Estas mismas preguntas se las hacía Marx, perplejo por el mantenido interés que las tragedias griegas despertaban en sus coetáneos. ¿Cómo podía alguien emocionarse, o cavilar sobre nuestro destino, a partir de las palabras que hace milenios concibió el extraño habitante de un lugar remoto poblado por gente que se alimentaba de queso de cabra, aceitunas negras e higos y cuya economía, por así llamarla, se sostenía con las incursiones piratas que emprendían durante el verano por el Egeo? ¿Cómo podía seguir siendo actual Sófocles?
Estaba mal planteado. No era actual sino atemporal, o mejor aún, ahistórico. La poesía es aquello que escapa de la historicidad, lo que no puede explicarse mediante un discurso histórico razonable y sin embargo mantiene su significado a través de la historia. Puede hacerse historia de la poesía, puede analizarse históricamente un poema, muchos poemas están atados a su momento histórico, pero lo poético de la poesía excede a la historia. Es irrelevante que Dante fuera un conservador toscano o que Hölderlin fuera un revolucionario suabo, que Eliot fuera un yankee monárquico o Rilke un checo imperialista, aunque estas informaciones ayudan a aproximarse a lo más inmediato del poema. Más allá de lo inmediato está lo profundo del poema, lo poético, es decir, la materia misma de la poesía, aquello de lo que trata.
En los años sesenta del siglo pasado hubo un fuerte movimiento de crítica literaria que quería tratar el poema como un mero objeto lingüístico. Desde luego un poema es un objeto lingüístico, pero el análisis formal de ese objeto apenas da resultados satisfactorios. No hay nada más triste que el célebre artículo de Jakobson sobre el poema Les chats de Baudelaire. La trivialidad de los resultados aportados por el formalismo, el estructuralismo o la descripción fonológica de los poemas, hace patente que el más sofisticado análisis lingüístico acaba por manifestar la misma perplejidad que yo tuve al constatar que la traducción de un poema antiguo podía ser más interesante que cualquier poema vivo en mi propia lengua.
Entonces, ¿de qué tratan los poemas?
Yo diría que la gran poesía es siempre un homenaje y que si el poema no es un canto, entonces no pertenece a la gran poesía.
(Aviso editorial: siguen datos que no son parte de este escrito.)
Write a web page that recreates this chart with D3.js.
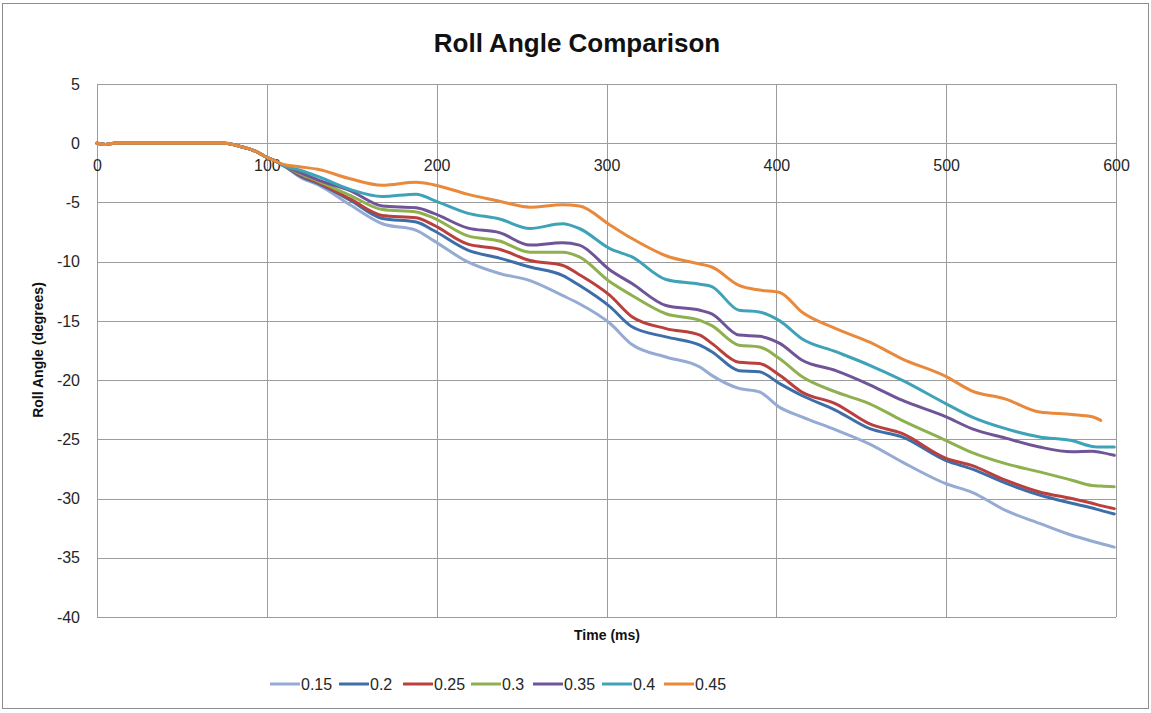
<!DOCTYPE html>
<html><head><meta charset="utf-8">
<script src="https://cdn.jsdelivr.net/npm/d3@7"></script>
<style>body{margin:0;background:#fff}</style>
</head><body><svg id="c" width="1151" height="713"></svg>
<script>
const title = "Roll Angle Comparison";
const xTitle = "Time (ms)";
const yTitle = "Roll Angle (degrees)";
const xTicks = [0,100,200,300,400,500,600];
const yTicks = [5,0,-5,-10,-15,-20,-25,-30,-35,-40];
const seriesNames = ["0.15","0.2","0.25","0.3","0.35","0.4","0.45"];
const colors = ["#95abd3","#3d6eaa","#b9403d","#8fb04e","#6f5497","#3ea2b8","#e8893b"];
const times = [0,5,10,75,80,85,90,95,100,105,110,120,130,149,168,188,198,218,237,255,274,284,302,315,335,355,362,378,390,402,415,435,455,474,500,515,535,555,574,586,591,599];
const head = [0,-0.1,0,0,-0.1,-0.3,-0.5,-0.8,-1.2,-1.5];
const s015 = head.concat([-1.9,-2.9,-3.5,-5.2,-6.8,-7.35,-8.2,-10.0,-11.0,-11.6,-12.85,-13.55,-15.2,-17.0,-18.05,-18.9,-19.6,-20.7,-21.0,-22.3,-23.1,-24.2,-25.4,-26.9,-28.75,-29.45,-31.0,-32.1,-33.1,-33.6,-33.8,-34.1]);
const s020 = head.concat([-1.9,-2.8,-3.4,-4.8,-6.35,-6.65,-7.35,-9.0,-9.7,-10.45,-11.15,-12.0,-13.8,-15.5,-16.35,-17.05,-17.6,-19.2,-19.3,-20.3,-21.3,-22.55,-24.1,-24.8,-26.8,-27.5,-28.7,-29.7,-30.4,-30.8,-31.0,-31.3]);
const s025 = head.concat([-1.9,-2.7,-3.3,-4.7,-6.1,-6.3,-6.9,-8.5,-8.95,-9.9,-10.3,-11.1,-12.85,-14.65,-15.65,-16.2,-16.9,-18.5,-18.6,-19.6,-21.0,-22.0,-23.7,-24.5,-26.6,-27.2,-28.45,-29.45,-30.0,-30.4,-30.6,-30.85]);
const s030 = head.concat([-1.9,-2.6,-3.2,-4.4,-5.6,-5.8,-6.3,-7.8,-8.25,-9.2,-9.2,-9.6,-11.7,-12.85,-14.4,-14.95,-15.4,-17.05,-17.2,-18.2,-19.7,-21.0,-22.0,-23.4,-25.1,-26.1,-27.05,-27.75,-28.45,-28.9,-28.95,-29.0]);
const s035 = head.concat([-1.9,-2.5,-3.1,-4.0,-5.3,-5.45,-5.9,-7.15,-7.55,-8.6,-8.4,-8.6,-10.7,-11.85,-13.7,-14.1,-14.4,-16.2,-16.3,-16.9,-18.3,-19.2,-20.4,-21.7,-23.1,-24.1,-24.9,-25.65,-26.05,-26.0,-26.1,-26.35]);
const s040 = head.concat([-1.9,-2.3,-2.8,-3.9,-4.5,-4.3,-4.8,-5.9,-6.4,-7.2,-6.8,-7.2,-8.9,-9.6,-11.5,-11.9,-12.1,-14.1,-14.25,-15.0,-16.5,-17.6,-18.75,-20.0,-22.0,-23.1,-24.1,-24.8,-25.1,-25.6,-25.65,-25.65]);
const s045 = head.concat([-1.8,-2.0,-2.2,-3.0,-3.55,-3.3,-3.5,-4.3,-4.9,-5.4,-5.2,-5.3,-6.9,-8.05,-9.5,-10.2,-10.45,-12.0,-12.4,-12.6,-14.25,-15.65,-16.8,-18.2,-19.7,-20.9,-21.6,-22.7,-22.9,-23.1,-23.4,null]);
const seriesValues = [s015,s020,s025,s030,s035,s040,s045];

const svg = d3.select("#c");
const font = "'Liberation Sans', Arial, sans-serif";
svg.append("rect").attr("x",2.5).attr("y",3.5).attr("width",1146).attr("height",705)
  .attr("fill","#fff").attr("stroke","#8c8c8c").attr("stroke-width",1);

const x = d3.scaleLinear().domain([0,600]).range([97,1116]);
const y = d3.scaleLinear().domain([-40,5]).range([617,84]);

const grid = svg.append("g");
yTicks.forEach(t => grid.append("line").attr("x1",x(0)).attr("x2",x(600))
  .attr("y1",Math.round(y(t))+0.5).attr("y2",Math.round(y(t))+0.5).attr("stroke","#9c9c9c").attr("stroke-width",1));
xTicks.forEach(t => grid.append("line").attr("y1",y(5)).attr("y2",y(-40))
  .attr("x1",Math.round(x(t))+0.5).attr("x2",Math.round(x(t))+0.5).attr("stroke","#9c9c9c").attr("stroke-width",1));

const fmt = d => String(d);
// y axis labels
const yAxis = d3.axisLeft(y).tickValues(yTicks).tickSize(0).tickPadding(0).tickFormat(fmt);
const gy = svg.append("g").attr("transform","translate(80,0)").call(yAxis);
gy.select(".domain").remove();
gy.selectAll("text").attr("font-family",font).attr("font-size",16).attr("fill","#262626");

// x axis labels at y=0
const xAxis = d3.axisBottom(x).tickValues(xTicks).tickSize(0).tickPadding(0).tickFormat(fmt);
const gx = svg.append("g").attr("transform",`translate(0,${y(0)+16})`).call(xAxis);
gx.select(".domain").remove();
gx.selectAll("text").attr("font-family",font).attr("font-size",16).attr("fill","#262626");

// lines
const line = d3.line().defined(d => d[1] !== null).x(d => x(d[0])).y(d => y(d[1])).curve(d3.curveMonotoneX);
seriesValues.forEach((vals,i) => {
  svg.append("path").datum(times.map((t,j)=>[t,vals[j]]))
    .attr("d",line).attr("fill","none").attr("stroke",colors[i]).attr("stroke-width",3)
    .attr("stroke-linejoin","round").attr("stroke-linecap","round");
});

svg.append("text").attr("x",577).attr("y",52).attr("text-anchor","middle")
  .attr("font-family",font).attr("font-weight","bold").attr("font-size",26).attr("fill","#111").text(title);
svg.append("text").attr("x",607).attr("y",640).attr("text-anchor","middle")
  .attr("font-family",font).attr("font-weight","bold").attr("font-size",14).attr("fill","#111").text(xTitle);
svg.append("text").attr("transform","translate(43,350) rotate(-90)").attr("text-anchor","middle")
  .attr("font-family",font).attr("font-weight","bold").attr("font-size",14).attr("fill","#111").text(yTitle);

// legend
const legX = [270,339,403,471,533,602,664];
const lg = svg.append("g");
seriesNames.forEach((n,i) => {
  lg.append("line").attr("x1",legX[i]).attr("x2",legX[i]+30).attr("y1",684).attr("y2",684)
    .attr("stroke",colors[i]).attr("stroke-width",3);
  lg.append("text").attr("x",legX[i]+31).attr("y",690).attr("font-family",font).attr("font-size",16)
    .attr("fill","#262626").text(n);
});
</script></body></html>
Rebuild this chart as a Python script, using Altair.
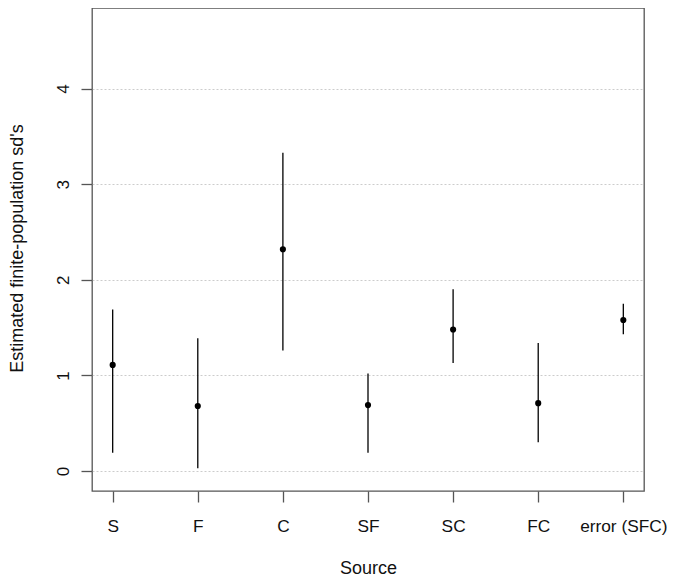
import altair as alt
import pandas as pd

sources = ["S", "F", "C", "SF", "SC", "FC", "error (SFC)"]
estimates = [1.11, 0.68, 2.32, 0.69, 1.48, 0.71, 1.58]
lower = [0.19, 0.03, 1.26, 0.19, 1.13, 0.30, 1.43]
upper = [1.69, 1.39, 3.33, 1.02, 1.90, 1.34, 1.75]
y_ticks = [0, 1, 2, 3, 4]

df = pd.DataFrame({"source": sources, "est": estimates, "lo": lower, "hi": upper})

FONT = "Liberation Sans"
x_enc = alt.X(
    "source:N",
    sort=sources,
    scale=alt.Scale(type="point", padding=0.243),
    axis=alt.Axis(
        title="Source",
        labelAngle=0,
        labelFont=FONT,
        labelFontSize=17.3,
        labelColor="#111111",
        labelBaseline="alphabetic",
        labelPadding=29,
        tickSize=11,
        tickColor="#555555",
        tickWidth=1.3,
        domain=False,
        grid=False,
        titleFont=FONT,
        titleFontSize=18,
        titleFontWeight="normal",
        titleColor="#111111",
        titleBaseline="alphabetic",
        titleY=82,
        titleX=276,
        titleAlign="center",
    ),
)
y_scale = alt.Scale(domain=[-0.209, 4.843], nice=False, zero=False)

rules = alt.Chart(df).mark_rule(color="#000000", strokeWidth=1.3).encode(
    x=x_enc,
    y=alt.Y(
        "lo:Q",
        scale=y_scale,
        axis=alt.Axis(
            title="Estimated finite-population sd's",
            values=y_ticks,
            format="d",
            labelAngle=270,
            labelAlign="center",
            labelBaseline="alphabetic",
            labelPadding=13,
            labelFont=FONT,
            labelFontSize=17,
            labelColor="#111111",
            tickSize=11,
            tickColor="#555555",
            tickWidth=1.3,
            domain=False,
            grid=True,
            gridColor="#cccccc",
            gridDash=[2, 2],
            gridWidth=1,
            titleFont=FONT,
            titleFontSize=18,
            titleFontWeight="normal",
            titleColor="#111111",
            titleAngle=270,
            titleAlign="center",
            titleBaseline="alphabetic",
            titleX=-70,
            titleY=240,
        ),
    ),
    y2="hi:Q",
)

points = alt.Chart(df).mark_circle(color="#000000", opacity=1, size=38).encode(
    x=alt.X("source:N", sort=sources),
    y=alt.Y("est:Q"),
)

chart = (
    alt.layer(rules, points)
    .properties(
        width=552,
        height=483,
        autosize=alt.AutoSizeParams(type="none"),
        padding={"left": 84, "top": 0, "right": 23, "bottom": 86},
    )
    .configure_view(stroke="#555555", strokeWidth=1.3)
)

chart.save("out.html", embed_options={"renderer": "svg", "actions": False})
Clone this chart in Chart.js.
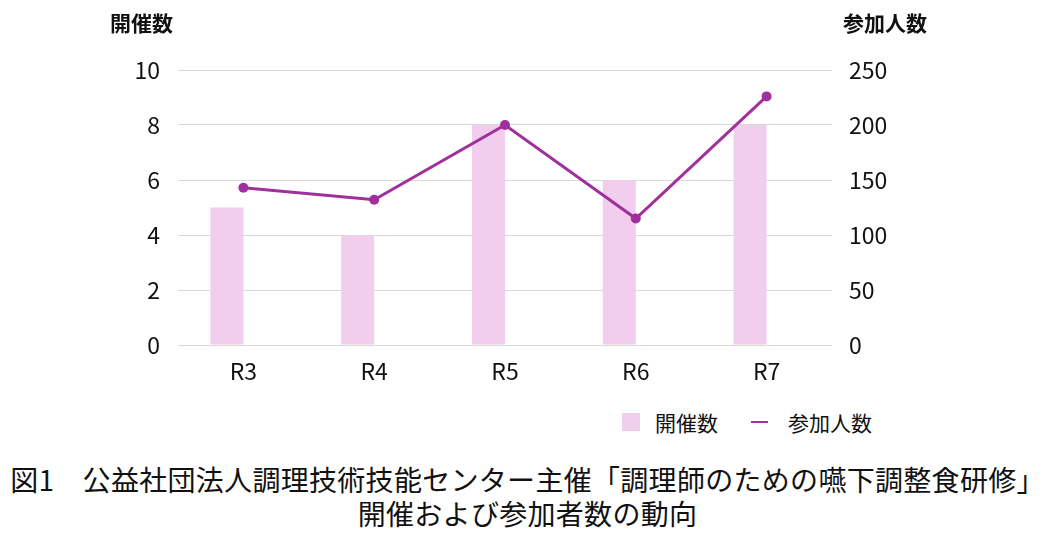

Debo aclarar desde este momento que hay una poesía pequeña perfectamente noble, «bien escrita», interesante y de gran valor. La poesía de García Lorca, la de Paul Verlaine, la de Browning, son sumamente agradables y pertenecen al mundo de la poesía pequeña, la cual subsiste como sombra y recordatorio de la gran poesía, la de Shakespeare, la de Rimbaud, la de Hölderlin. Los ejemplos pueden ser otros, los hay por decenas. Lo relevante es que la poesía pequeña no tendría interés si no existiera la grande, del mismo modo que los gatos son preciosos por sí mismos, pero sobre todo en tanto que descendientes domesticados del tigre. Tigres en miniatura que permiten admirar su apariencia grácil, flexible, su vida secreta, en la alcoba. Un tigre no cabe en una alcoba.